Uno de los ejes fundamentales que se quiebra en la vida íntima de Edna Pontellier, en su “vida interior que cuestiona” es, sin lugar a dudas, el de la maternidad. Aquí el rol antagónico de su amiga Adèle Ratignolle cuyo cuerpo es la viva representación del culto casi religioso a la maternidad, pondrá a Edna sobre las cuerdas cada vez que de manera insistente le recuerde que los niños están primero. Adèle representa el estricto mandato social por medio del cual se sentencia que la realización individual y social de cada mujer dependía básicamente de ser madre. Y que, si había algo de valioso en el contacto físico, se limitaba al hecho práctico y concreto de la posibilidad del embarazo. El problema que enfrenta Edna Pontellier es que entre otras cosas, la imagen conservadora de la mujer que solo puede ser feliz a partir de su maternidad, se da de cabeza con la sociedad en la que vive y que es a su vez abierta y le muestra todo el tiempo puertas a mundos posibles que son a la vez oportunidades y prohibiciones: “Una cierta luz empezaba a amanecer tenuemente en su interior, una luz que a la vez que muestra el camino, lo prohíbe”.

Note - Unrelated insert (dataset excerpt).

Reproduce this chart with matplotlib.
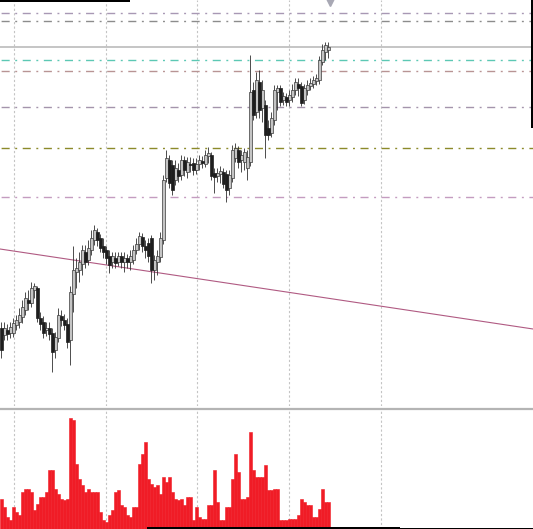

Edna ama a sus hijos pero se niega a ser solo una madre. Los ama pero no son su vida. Y el mundo está ahí, afuera, para ser absorbido, solo que no por las mujeres.
…
A veces, el Sr. Pontellier se preguntaba si su mujer no estaría un poco desequilibrada mentalmente. Podía ver claramente que no era ella misma. Es decir, no podía ver que se estaba convirtiendo en ella misma y que cada día dejaba de lado ese yo ficticio que asumimos como una prenda con la que aparecer ante el mundo.
Edna abandona el yo ficticio pero no encuentra en ese mundo en el que vive una posibilidad de subsistencia que combine el despertar a su libertad que es lo que define a esa nueva criatura en un mundo familiar y a la vez desconocido. Ya no depende de la mirada de los hombres que ha amado o por los que se ha sentido atraída. Esa realización, que desarma la potencia binaria de ser madre o ser amante, lleva a Edna a tomar una decisión en la que para ser ella misma, para despojarse de las vestimentas que le ha impuesto la sociedad y abrazar la libertad que aparece representada en ese mar frío pero que la abraza cuando entra en él desnuda, debe despertar a la conciencia también de que por más libertad interior que se logre, es la sociedad la que debe despertar a los cambios que habiliten un mundo de iguales.